功夫不负有心人,终于google到了这个R包–purrr,其官方介绍如下:

purrr enhances R’s functional programming (FP) toolkit by providing a complete and consistent set of tools for working with functions and vectors. If you’ve never heard of FP before, the best place to start is the family of map() functions which allow you to replace many for loops with code that is both more succinct and easier to read. The best place to learn about the map() functions is the iteration chapter in R for data science.

purrr可以在R上使用函数编程的特性,非常类似工作中常用的scala/spark。
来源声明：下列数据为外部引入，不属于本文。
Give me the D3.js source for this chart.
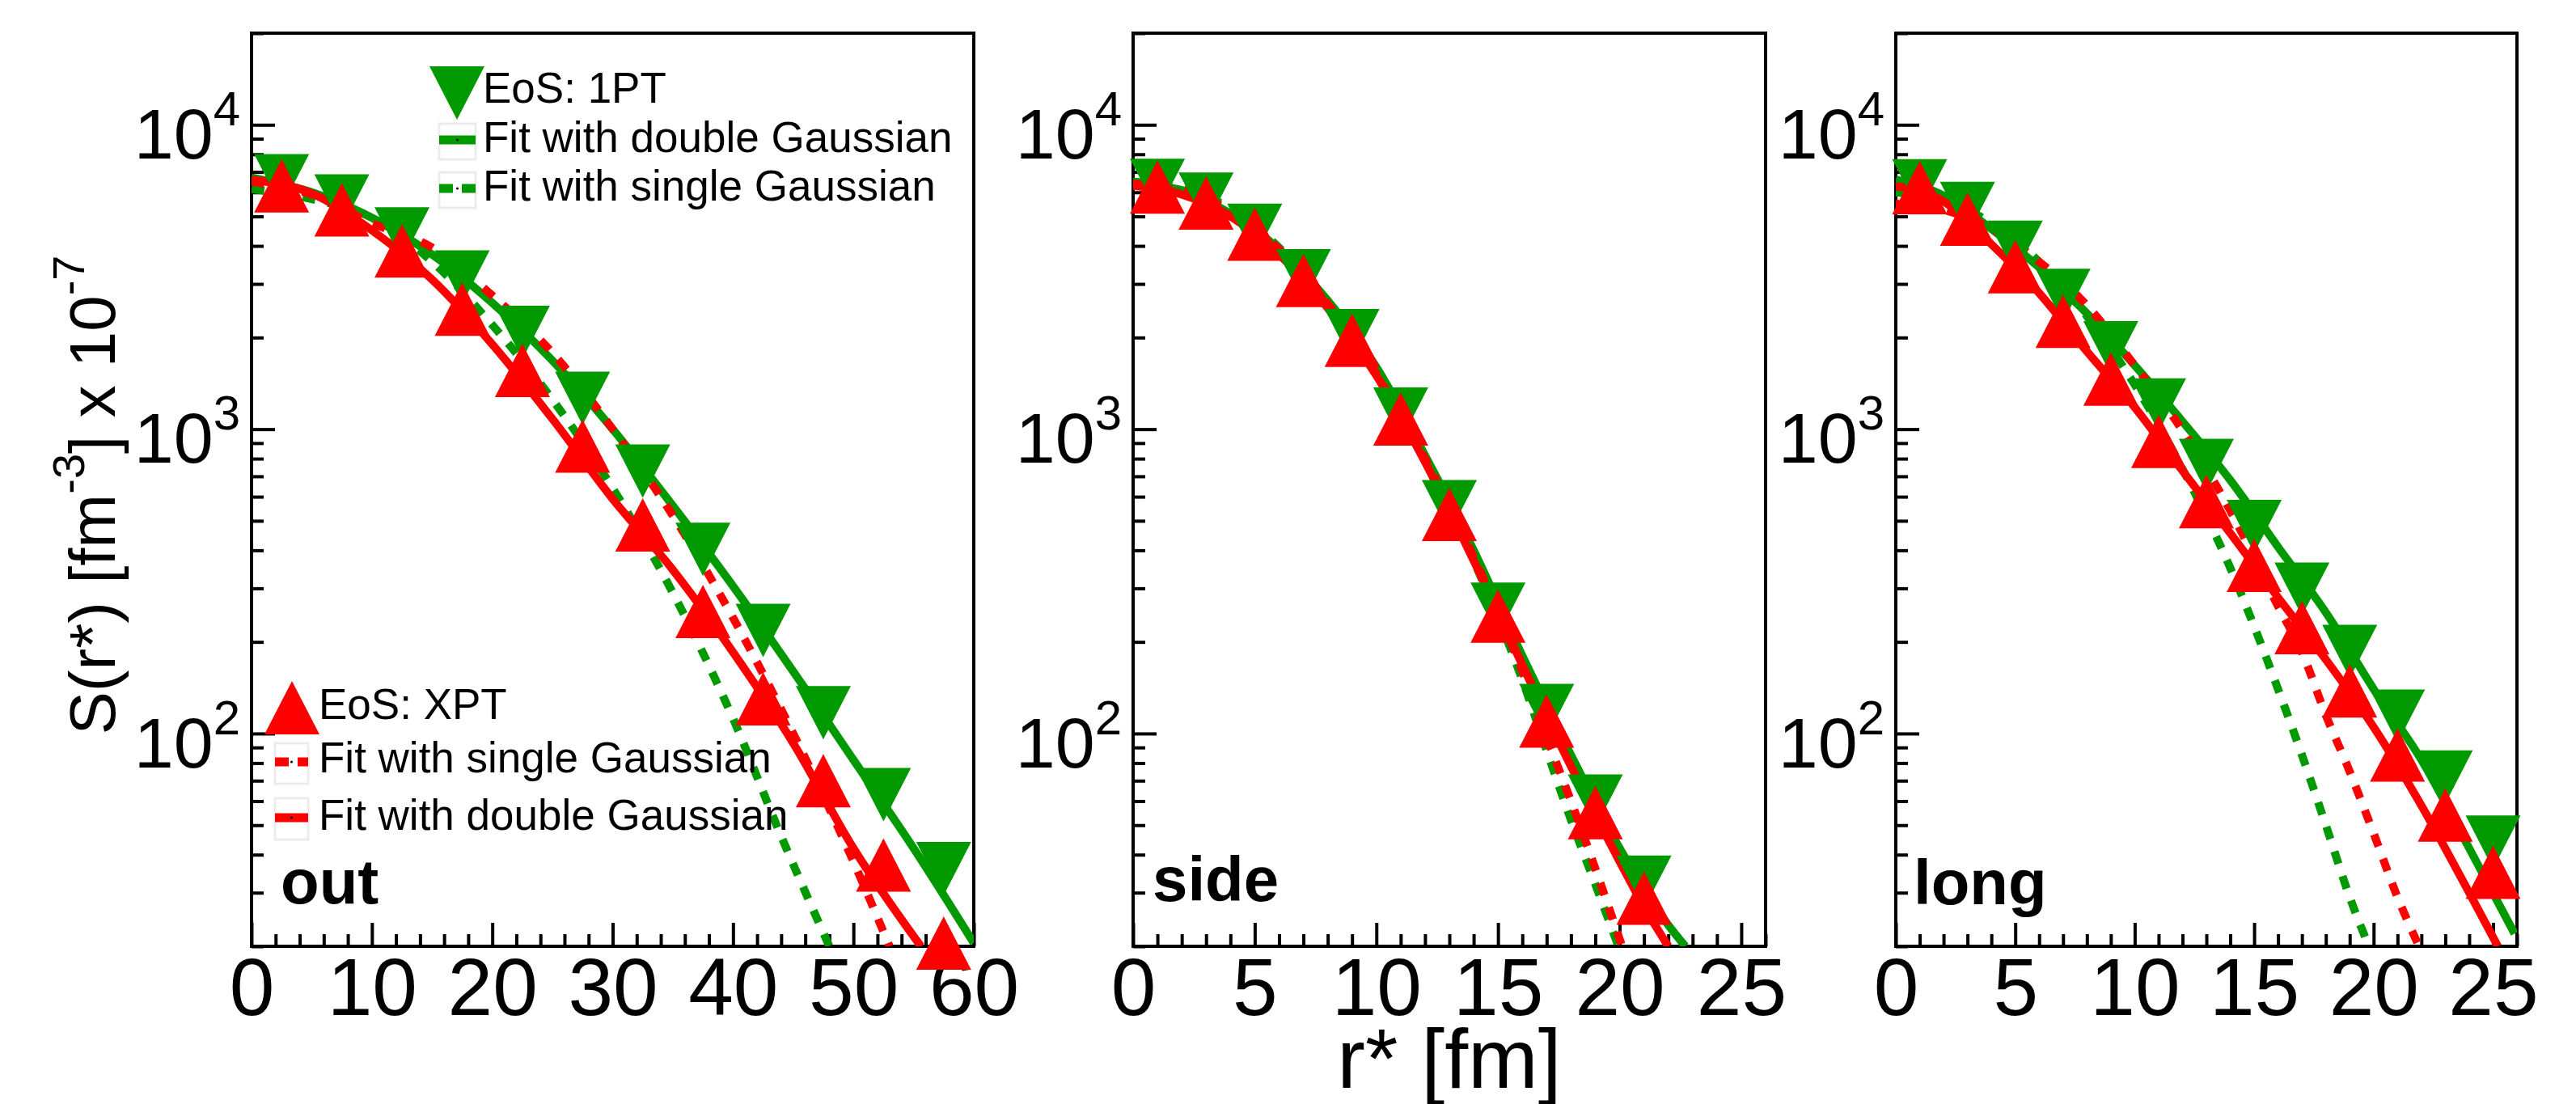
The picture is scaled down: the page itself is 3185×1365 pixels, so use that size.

如果具有一定函数编程经验,建议直接阅读并执行官方例子,并且看官方文档,

require(purrr)

# NOT RUN {
1:10 %>%
  map(rnorm, n = 10) %>%
  map_dbl(mean)

# Or use an anonymous function
1:10 %>%
  map(function(x) rnorm(10, x))

# Or a formula
1:10 %>%
  map(~ rnorm(10, .x))

# Extract by name or position
# .default specifies value for elements that are missing or NULL
l1 <- list(list(a = 1L), list(a = NULL, b = 2L), list(b = 3L))
l1 %>% map("a", .default = "???")
l1 %>% map_int("b", .default = NA)
l1 %>% map_int(2, .default = NA)

# Supply multiple values to index deeply into a list
l2 <- list(
  list(num = 1:3,     letters[1:3]),
  list(num = 101:103, letters[4:6]),
  list()
)
l2 %>% map(c(2, 2))

# Use a list to build an extractor that mixes numeric indices and names,
# and .default to provide a default value if the element does not exist
l2 %>% map(list("num", 3))
l2 %>% map_int(list("num", 3), .default = NA)

# A more realistic example: split a data frame into pieces, fit a
# model to each piece, summarise and extract R^2
mtcars %>%
  split(.$cyl) %>%
  map(~ lm(mpg ~ wt, data = .x)) %>%
  map(summary) %>%
  map_dbl("r.squared")

# Use map_lgl(), map_dbl(), etc to reduce to a vector.
# * list
mtcars %>% map(sum)
# * vector
mtcars %>% map_dbl(sum)

# If each element of the output is a data frame, use
# map_dfr to row-bind them together:
mtcars %>%
  split(.$cyl) %>%
  map(~ lm(mpg ~ wt, data = .x)) %>%
  map_dfr(~ as.data.frame(t(as.matrix(coef(.)))))
# (if you also want to preserve the variable names see
# the broom package)
# }

总结一些常用函数

  • %>% 管道符号,用于将操作串联起来
  • map 函数编程中最常用的遍历方法
  • split 类似groupBy,非常好用
  • keep 类似filter,可以过滤掉无用数据,有个反操作discard
  • map_dfr 此函数对于我当前工作非常重要,它可以输入data.frame输出仍为data.frame,而且每个单元计算出的结果也可以多行,类似flatmap。常用R库plyr中的没有类似函数。